Mafia garganica. La repressione non basta. Serve altro, molto altro.

CULTURA

Tre fatti in pochi giorni: Omicidio a Vieste di un giovane di 22 anni, incendio in pieno giorno di due auto a Monte S. Angelo (sindaco e dirigente), archiviazione della scomparsa del giovane Francesco Armiento (la madre dice di conoscere il nome del responsabile!). C’è un disagio diffuso, anche nell’informazione si avverte ora il bisogno di parlarne il meno possibile. Tante le notizie che hanno accompagnato l’azione delle forze dell’ordine passo passo: il Gargano perlustrato ed esplorato in ogni angolo e anfratto, il ritrovamento di armi nei muri a secco, nelle stalle… l’arresto di tutti coloro che potevano essere arrestati. Il racconto, però, è stato ripetitivo e debole. “Non bastano i cacciatori di Calabria, il reparto anticrimine, ora chiederò l’istituzione a Foggia della DDA”, Marco Pellegrini, senatore di 5 stelle, prima delle elezioni ha girato tutti i comuni della Provincia per far approvare delibere a favore dell’istituzione della Corte di Appello a Foggia. Ma per la lotta alla mafia servono le sezioni staccate, tribunali decentrati? A volte funziona meglio una struttura centralizzata ed efficiente; non è la vicinanza che conta, sono i mezzi a disposizione, le persone, la qualità dell’investigazione, lo scambio continuo di informazioni… Purtroppo la vicenda del Palazzo di giustizia di Bari è lì sotto gli occhi di tutti a rappresentare il disastro della gestione di un organo fondamentale della vita istituzionale e civile.
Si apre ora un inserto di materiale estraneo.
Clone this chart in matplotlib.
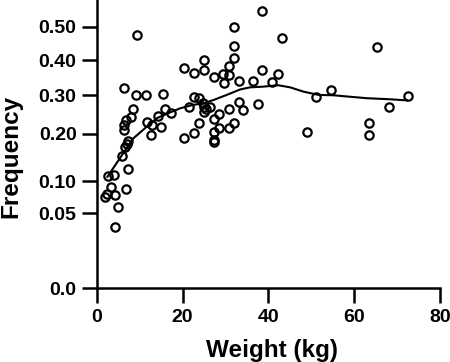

Gli strumenti di repressione messi in atto sono importanti, ma devono essere accompagnati da altro. Intanto mai dovremo smettere di riflettere (in verità non abbiamo mai cominciato) su come siamo scivolati in questa situazione, sui ritardi con cui è stata affrontata la questione, sui nuclei investigativi che non sono stati valorizzati o smembrati… Non pochi segnalavano la novità di un fenomeno che stava sfuggendo di mano, ma molti hanno girato la testa altrove, nelle istituzioni e nella politica. La mafia quando si insedia non scompare, resta, cambia aspetto, vestito, permane sotto pelle. Serve un altro sguardo, un “pensare politicamente scorretto”, bisogna interrogarsi, nell’intero territorio garganico, sulla prevenzione, sul silenzio e le paure, sull’assenza di organi di informazione territoriali e di una borghesia civile, sul dibattito culturale e politico privo di contenuti “veri” e offuscato da ambiguità e commenti social sollecitati e guidati. Ci sarebbe bisogno di una classe politica “altra”, non straordinaria, ma capace di leggere i fenomeni, collegarli insieme. Sono stati sciolti per mafia due comuni, sulle cui modalità e conseguenze bisognerebbe riflettere, c’è il ruolo degli ordini professionali, delle associazioni di categoria…

Intanto occorre rispondere agli “interrogativi angoscianti” posti dal Sindaco di Viestesulla suggestione crescente operata dalla criminalità sui nostri giovani”, che vivono in piccole comunità, dove ci si conosce e dove quelli (spesso giovanissimi) che delinquono e quelli che scompaiono sono andati a scuola insieme, frequentano gli stessi luoghi…

Ormai le telecamere sono uno strumento indispensabile, se non ci fossero, i delitti impuniti sarebbero molti di più. Sono indispensabili, purtroppo, anche negli asili, scuole, case di riposo… Genitori e parenti, purtroppo, non si rivolgono più ai dirigenti scolastici o ai titolari del servizio, ma direttamente ai Carabinieri! Che operano bene, ma non è sufficiente. Molti comuni sottoscrivono patti per la sicurezza urbana, con l’obiettivo di prevenire i fenomeni di criminalità diffusa “attraverso servizi e interventi di prossimità” specie nelle zone di degrado, coinvolgendo reti territoriali di volontari, le forze dell’ordine, nonché con l’installazione di sistemi di videosorveglianza, che poi diventano l’unico e solo intervento. Quali sono i servizi di prossimità? In cosa possono consistere? La parola prevenzione raccoglie tutto e niente. E spesso si riduce solo a parole e a eventi.